The title page said Prehistory X by Valentine Creel , and it had his home address at the bottom. The story was about time travel, that much I could see right away. Val’s hero was the son of a famous scientist, who in the first scene turned up dead in her lab. I gathered that by using a sensory deprivation tank the hero’s mother had figured out a way to move through time with her mind. Soon, using his mother’s copious notes, the hero was whipped back to the Bronze Age, a scary place populated by gruesome men with painted faces and women with large “cannonball” breasts. Miraculously everyone spoke English. The villain was some sort of tribal chieftain who was holding the mother captive. Yes, she was still alive. I no longer remember how Val explained it scientifically but I think it involved a disembodied mind, forever lost in time.
“Give me some skin,” the villain said at one point, spear raised. The line stuck out because it was something I often said to Val, ironically, palm raised for a high five, though of course in the context of this scene, the line must have had a different, more ominous meaning. Prehistory X was not very subtle in its intentions. I had no trouble working out what was going on. The villain was me, clearly, and I was probably going to die before the end of the movie. I should have hated the script, I suppose, but partly I was honored to be included at all.

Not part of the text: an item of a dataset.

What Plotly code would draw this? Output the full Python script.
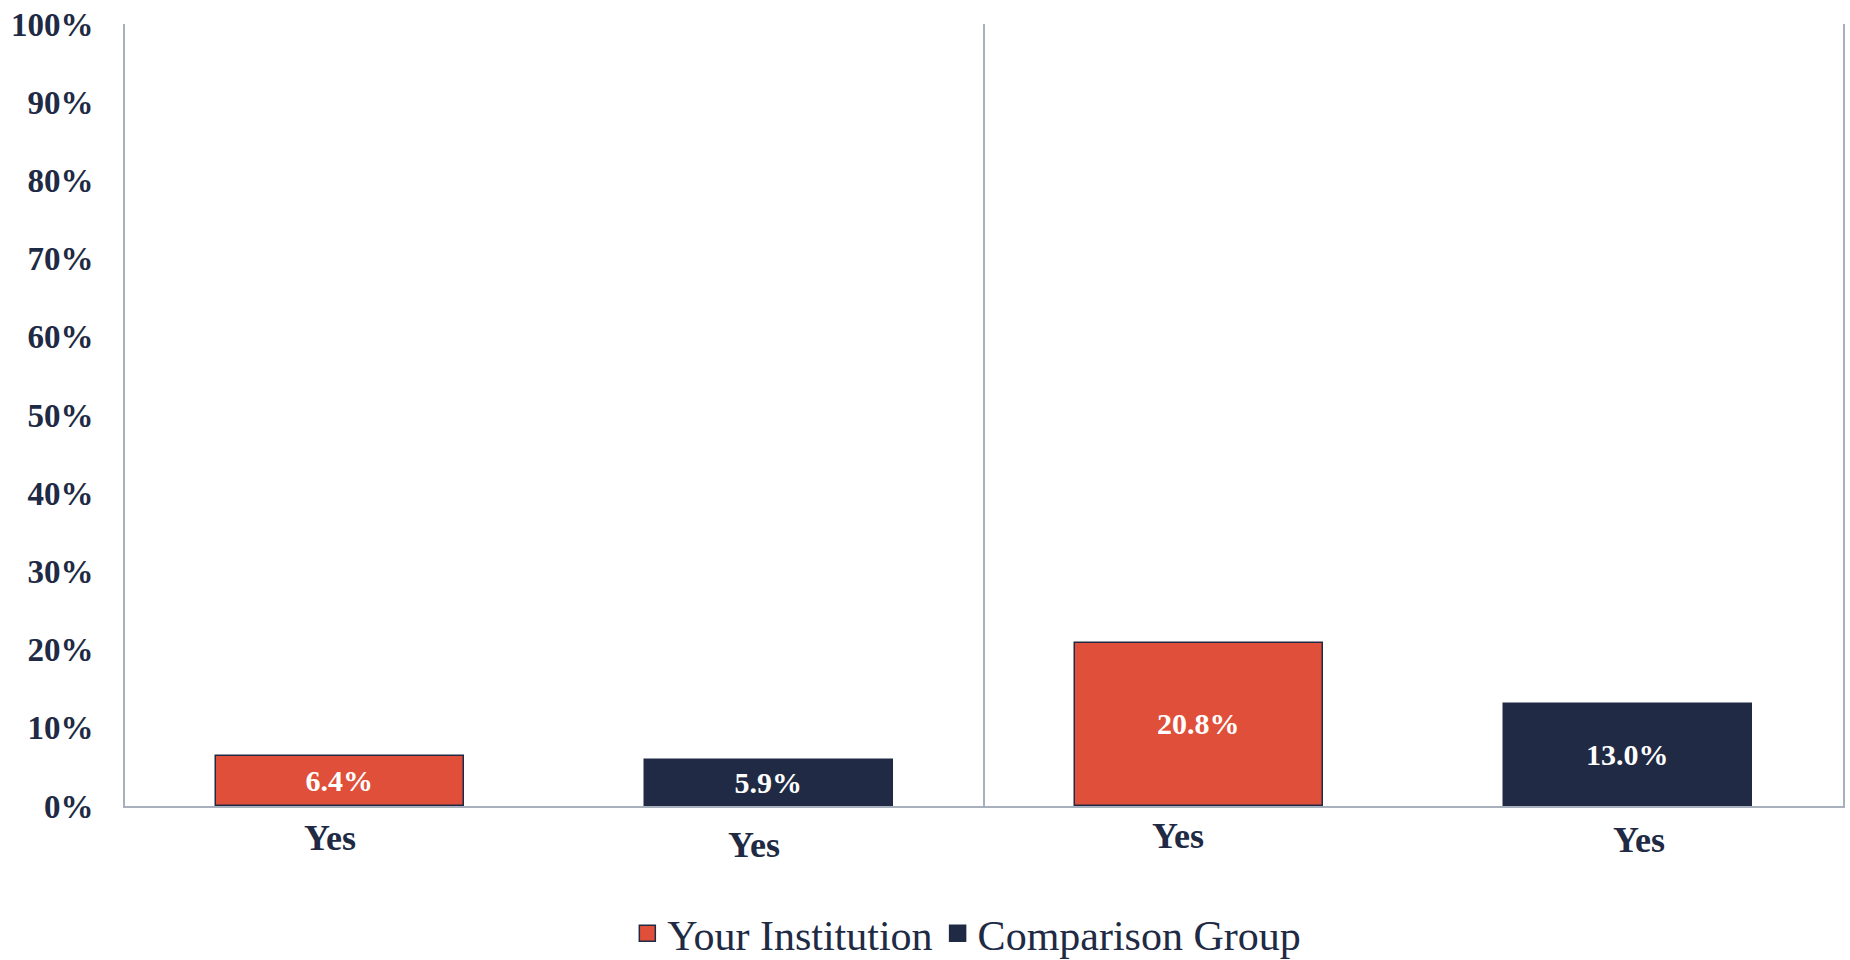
import plotly.graph_objects as go

categories = ["Yes", "Yes", "Yes", "Yes"]
inst_x = [0, 2]
inst_values = [6.4, 20.8]
comp_x = [1, 3]
comp_values = [5.9, 13.0]
y_ticks = [0, 10, 20, 30, 40, 50, 60, 70, 80, 90, 100]
y_tick_labels = [f"{v}%" for v in y_ticks]

ORANGE = "#E04F39"
NAVY = "#202A44"
AXIS = "#A7B0BC"
FONT = "Liberation Serif"

fig = go.Figure()
fig.add_trace(go.Bar(
    x=inst_x, y=inst_values, name="Your Institution", showlegend=False,
    marker=dict(color=ORANGE, line=dict(color=NAVY, width=1.5)),
    width=0.577,
    text=[f"{v:.1f}%" for v in inst_values], textposition="inside",
    insidetextanchor="middle", constraintext="none",
    textfont=dict(family=FONT, size=30, color="white", weight="bold"),
))
fig.add_trace(go.Bar(
    x=comp_x, y=comp_values, name="Comparison Group", showlegend=False,
    marker=dict(color=NAVY, line=dict(color=NAVY, width=1.5)),
    width=0.577,
    text=[f"{v:.1f}%" for v in comp_values], textposition="inside",
    insidetextanchor="middle", constraintext="none",
    textfont=dict(family=FONT, size=30, color="white", weight="bold"),
))
# legend entries with larger square swatches
for name, col in [("Your Institution", ORANGE), ("Comparison Group", NAVY)]:
    fig.add_trace(go.Scatter(
        x=[None], y=[None], mode="markers", name=name,
        marker=dict(symbol="square", size=22, color=col,
                    line=dict(color=NAVY, width=1.5)),
    ))

# category labels (slightly staggered as in the original)
yshifts = [-32, -39, -30, -34]
xshifts = [-10, -15, -21, 11]
for i, lab in enumerate(categories):
    fig.add_annotation(x=i, y=0, xref="x", yref="y", text=lab, showarrow=False,
                       yshift=yshifts[i], xshift=xshifts[i],
                       font=dict(family=FONT, size=36, color=NAVY, weight="bold"))

fig.add_shape(type="line", xref="x", yref="paper", x0=1.5, x1=1.5, y0=0, y1=1,
              line=dict(color=AXIS, width=2))

fig.update_layout(
    width=1850, height=960,
    margin=dict(l=125, r=7, t=24, b=154, autoexpand=False),
    plot_bgcolor="white", paper_bgcolor="white",
    barmode="overlay", bargap=0,
    showlegend=True,
    legend=dict(orientation="h", x=0.49, xanchor="center", xref="paper",
                y=-0.163, yanchor="middle",
                font=dict(family=FONT, size=42, color=NAVY),
                itemsizing="trace", itemwidth=30),
    xaxis=dict(range=[-0.5, 3.5], showticklabels=False, showgrid=False,
               zeroline=False, showline=True, linecolor=AXIS, linewidth=2,
               automargin=False, fixedrange=True),
    yaxis=dict(range=[0, 100], tickvals=y_ticks, ticktext=y_tick_labels,
               showgrid=False, zeroline=False, showline=True, linecolor=AXIS,
               linewidth=2, mirror=True, ticklabelstandoff=23, automargin=False,
               tickfont=dict(family=FONT, size=33, color=NAVY, weight="bold")),
)

fig.write_html("out.html", config={"displayModeBar": False},
               post_script="document.body.style.margin='0';document.body.style.overflow='hidden';")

“I think the pace is picking up,” the woman behind me said, and when I looked up, I saw that she was right. We were really moving now. I could see the entrance to the Hall of Small Mammals, its brown double doors open wide to receive us. But where was Val? I scanned the crowds. Had I been wrong to let a twelve-year-old go off on his own at a public zoo? I was beginning to suspect that I’d made a poor decision. My experience with children was and is fairly limited. I have two nieces that I rarely see in person, though my fridge is plastered with their childhood photos and printed emails. My older brother, the girls’ father, once said that being a parent is the most important thing he’s ever done with his life. I’ve never had the nerve to ask him what that says about my life.
“Here we go,” the woman said. “I can’t wait. I’ll bet they are so adorable. I wish we could touch one.”
I stepped out of line and gazed back at the man and woman and all the people behind them. I didn’t see any sign of Val. He’d been gone for more than twenty minutes.
“Would you mind holding my place?” I asked the couple.
The woman said of course they wouldn’t mind, but my request agitated the man. He rotated his fanny pack from right to left hip. “Well,” he added, “we can try.”
I set off for the bathrooms with Val’s blue backpack over my shoulder. Children streamed by eating cotton candy and peanuts and hugging plush animal toys — pandas and giraffes and hippos. Before the Elephant House, I turned left up the paved path to the Hall of Great Apes, just in case Val had gotten distracted. Overhead, along cables that connected the Ape Hall to what looked like a cell phone tower, an orangutan bounced up and down on the lines. Long sinewy muscles, pouting mouth, thin orange hair — the orangutan had the look of an aging body builder, a creature long past his prime but presiding over the crowds from his cables. He tracked my progress toward the door.